La Academia sueca, ese augusto recinto de las letras mundiales, ha anunciado que el codiciado galardón que entrega anualmente, el Nobel de Literatura, no será discernido este año, 2018. La institución será reestructurada a causa de un escándalo de carácter moral protagonizado, al interior de ella, por algunos de sus miembros. En noviembre 2017, un diario sueco publicó la denuncia de 18 mujeres, colaboradoras de la Academia, quienes por muchos años, guardaron silencio ante el persistente acoso sexual y más vejaciones de algunos de sus integrantes.
Desnudada ante el mundo, la Academia sueca ha perdido los dones más preciados que una corporación de su rango debe conservar: dignidad, respetabilidad, credibilidad. El Premio Nobel de Literatura, el galardón que encumbra a un escritor al Olimpo de las letras mundiales, no será entregado esta vez a causa de un lío de faldas, un asunto tan inesperado como vulgar. La credibilidad de la Academia sueca siempre estuvo bajo sospecha. Los criterios para la concesión del premio nunca fueron claros. Se ha dicho que, a la hora del fallo, lo que menos contaba eran los intrínsecos valores literarios de un candidato; y, al contrario, lo que más pesaba eran factores extraliterarios, tales como razones políticas, preferencias por determinados países o alguna intolerable intromisión de un influyente personaje. De hecho, lo que la Academia sueca ha demostrado a lo largo de los 127 Premios Nobel concedidos es que se trata de una anquilosada institución europea en la que, por herencia o por inercia, ha pesado más en ella una visión eurocéntrica de la cultura y que, solo por excepción, el Nobel fue entregado a un no europeo.

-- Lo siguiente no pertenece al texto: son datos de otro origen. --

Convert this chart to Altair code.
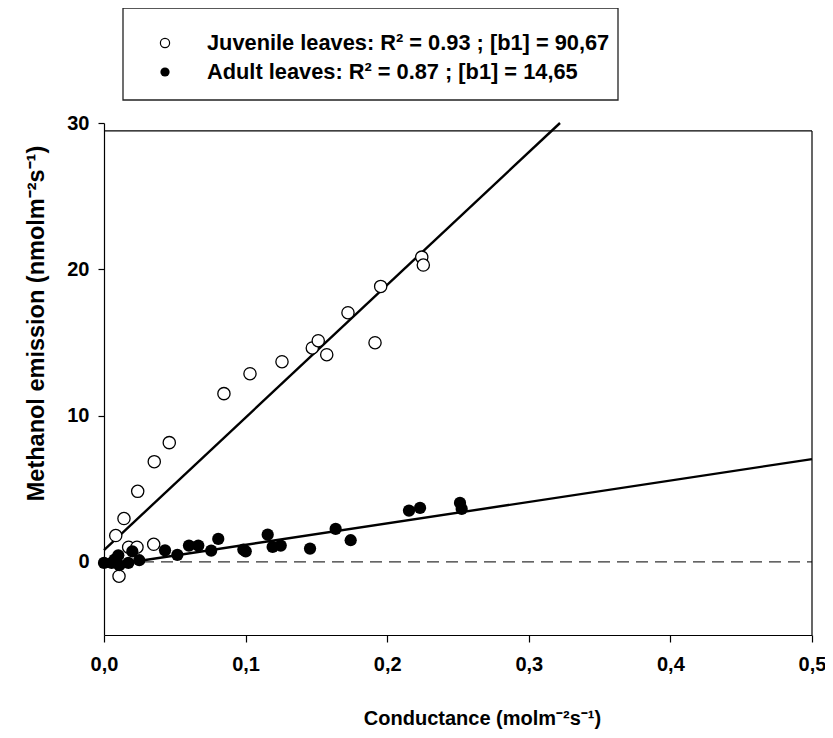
import altair as alt
import pandas as pd

# ---- data ----
juv_x = [0.0083, 0.0141, 0.0238, 0.0355, 0.0461, 0.0847, 0.1031, 0.1257, 0.1471, 0.1513,
         0.1573, 0.1723, 0.1954, 0.1914, 0.2244, 0.2255, 0.0174, 0.0233, 0.0351, 0.0106]
juv_y = [1.80, 2.96, 4.82, 6.85, 8.15, 11.50, 12.86, 13.68, 14.62, 15.12,
         14.16, 17.03, 18.83, 14.98, 20.83, 20.29, 1.00, 1.00, 1.20, -0.98]

adu_x = [0.0000, 0.0054, 0.0101, 0.0108, 0.0172, 0.0200, 0.0249, 0.0431, 0.0518, 0.0600,
         0.0666, 0.0807, 0.0757, 0.0984, 0.1001, 0.1156, 0.1191, 0.1248, 0.1455, 0.1636,
         0.1742, 0.2154, 0.2232, 0.2514, 0.2526, 0.0075]
adu_y = [-0.07, -0.07, 0.45, -0.23, -0.07, 0.72, 0.11, 0.79, 0.48, 1.11,
         1.11, 1.57, 0.77, 0.84, 0.72, 1.86, 1.02, 1.11, 0.91, 2.25,
         1.48, 3.50, 3.69, 4.03, 3.62, 0.15]

groups = ["Juvenile leaves", "Adult leaves"]
slopes = [90.67, 14.65]
intercepts = [0.8, -0.3]
legend_labels = ["Juvenile leaves: R\u00b2 = 0.93 ; [b1] = 90,67",
                 "Adult leaves: R\u00b2 = 0.87 ; [b1] = 14,65"]

x_ticks = [0.0, 0.1, 0.2, 0.3, 0.4, 0.5]
y_ticks = [0, 10, 20, 30]
x_domain = [0.0, 0.5]
y_domain = [-5, 30]
frame_top = 29.46

FONT = "Liberation Sans"

# ---- tables ----
juv = pd.DataFrame({"x": juv_x, "y": juv_y})
adu = pd.DataFrame({"x": adu_x, "y": adu_y})

line_rows = []
for g, b1, b0 in zip(groups, slopes, intercepts):
    x_end = min(x_domain[1], (y_domain[1] - b0) / b1)
    for xv in (x_domain[0], x_end):
        line_rows.append({"group": g, "x": xv, "y": b0 + b1 * xv})
lines = pd.DataFrame(line_rows)

X = alt.X("x:Q", scale=alt.Scale(domain=x_domain, nice=False, zero=False),
          axis=alt.Axis(values=x_ticks, labelFlush=False,
                        labelExpr="replace(format(datum.value, '.1f'), '.', ',')",
                        title="Conductance (molm\u207b\u00b2s\u207b\u00b9)",
                        tickSize=7, labelPadding=12, titleFontSize=20,
                        titleX=378, titleY=83, titleAlign="center", titleBaseline="middle"))
Y = alt.Y("y:Q", scale=alt.Scale(domain=y_domain, nice=False, zero=False),
          axis=alt.Axis(values=y_ticks, format="d", labelFlush=False,
                        title="Methanol emission (nmolm\u207b\u00b2s\u207b\u00b9)",
                        tickSize=6, labelPadding=9, titleFontSize=23.5,
                        titleX=-68, titleY=200, titleAlign="center", titleBaseline="middle"))

zero_df = pd.DataFrame({"x": [x_domain[0]], "x2": [x_domain[1]], "y": [0.0]})
top_df = pd.DataFrame({"x": [x_domain[0]], "x2": [x_domain[1]], "y": [frame_top]})
right_df = pd.DataFrame({"x": [x_domain[1]], "y": [y_domain[0]], "y2": [frame_top]})

zero_line = alt.Chart(zero_df).mark_rule(color="#333333", strokeWidth=1.3, strokeDash=[12, 7]).encode(
    x=X, x2="x2:Q", y=Y)
top_frame = alt.Chart(top_df).mark_rule(color="black", strokeWidth=1.2).encode(
    x=X, x2="x2:Q", y=Y)
right_frame = alt.Chart(right_df).mark_rule(color="black", strokeWidth=1.2).encode(
    x=X, y=Y, y2="y2:Q")

reg = alt.Chart(lines).mark_line(color="black", strokeWidth=2.4, clip=False).encode(
    x=X, y=Y, detail="group:N")

juv_pts = alt.Chart(juv).mark_circle(color="white", stroke="black", strokeWidth=1.3,
                                     opacity=1, size=150).encode(x=X, y=Y)
adu_pts = alt.Chart(adu).mark_circle(color="black", opacity=1, size=150).encode(x=X, y=Y)

# ---- manual legend (pixel positions relative to plot area) ----
leg_df = pd.DataFrame({"label": legend_labels})
leg_box = alt.Chart(pd.DataFrame({"a": [0]})).mark_rect(
    fill="white", stroke="#222222", strokeWidth=1.3).encode(
    x=alt.value(19), x2=alt.value(514), y=alt.value(-115), y2=alt.value(-23))
leg_sym1 = alt.Chart(pd.DataFrame({"a": [0]})).mark_circle(
    color="white", stroke="black", strokeWidth=1.2, opacity=1, size=85).encode(
    x=alt.value(61), y=alt.value(-80))
leg_sym2 = alt.Chart(pd.DataFrame({"a": [0]})).mark_circle(
    color="black", opacity=1, size=85).encode(x=alt.value(61), y=alt.value(-51))
leg_txt1 = alt.Chart(leg_df.iloc[[0]]).mark_text(
    align="left", baseline="middle", font=FONT, fontSize=21.8, fontWeight="bold", color="black").encode(
    x=alt.value(103), y=alt.value(-80), text="label:N")
leg_txt2 = alt.Chart(leg_df.iloc[[1]]).mark_text(
    align="left", baseline="middle", font=FONT, fontSize=21.8, fontWeight="bold", color="black").encode(
    x=alt.value(103), y=alt.value(-51), text="label:N")

chart = alt.layer(
    zero_line, top_frame, right_frame, reg, juv_pts, adu_pts,
    leg_box, leg_sym1, leg_sym2, leg_txt1, leg_txt2
).properties(
    width=708, height=512,
    autosize=alt.AutoSizeParams(type="none"),
    padding={"left": 96, "top": 115, "right": 13, "bottom": 95},
).configure_view(stroke=None).configure_axis(
    grid=False, domainColor="black", tickColor="black", domainWidth=1.2, tickWidth=1.2,
    labelFont=FONT, labelFontSize=20, labelFontWeight="bold", labelColor="black",
    titleFont=FONT, titleFontSize=20.5, titleFontWeight="bold", titleColor="black",
)

chart.save("out.html", embed_options={"renderer": "svg", "actions": False})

Este caso me lleva a otras consideraciones sobre el raro talento de reconocer el mérito ajeno. Para ello se requiere, a más de inteligencia, dosis de sensibilidad y generosidad. Hacer con soltura, destreza y arte lo que es difícil para otros, he ahí la señal del talento. Galardonar a quien demuestra excepcional ingenio para el cultivo de las letras y ha dedicado su vida a ellas es obligación ineludible de quienes tienen en sus manos la conducción del Estado.
Puede darse el caso de que el poder reconozca el talento de un escritor, pero –como piensa Jorge Edwards- lo más común es que no acierte porque obra, casi siempre, por preferencias políticas. La literatura no está al servicio del poder; es pensamiento libre, su emblema es el búho de Minerva, diosa de toda sabiduría. Cuando se engrandece lo pequeño y se premia la sumisión se desvaloriza el galardón. Cuando se burocratiza la cultura se corre el riesgo de convertirla en instrumento de una ideología, en arsenal de ideas que justifican a un régimen, en eslogan empobrecedor. Los dóciles son mimados y excluidos los herejes. Así proceden todos los regímenes autoritarios.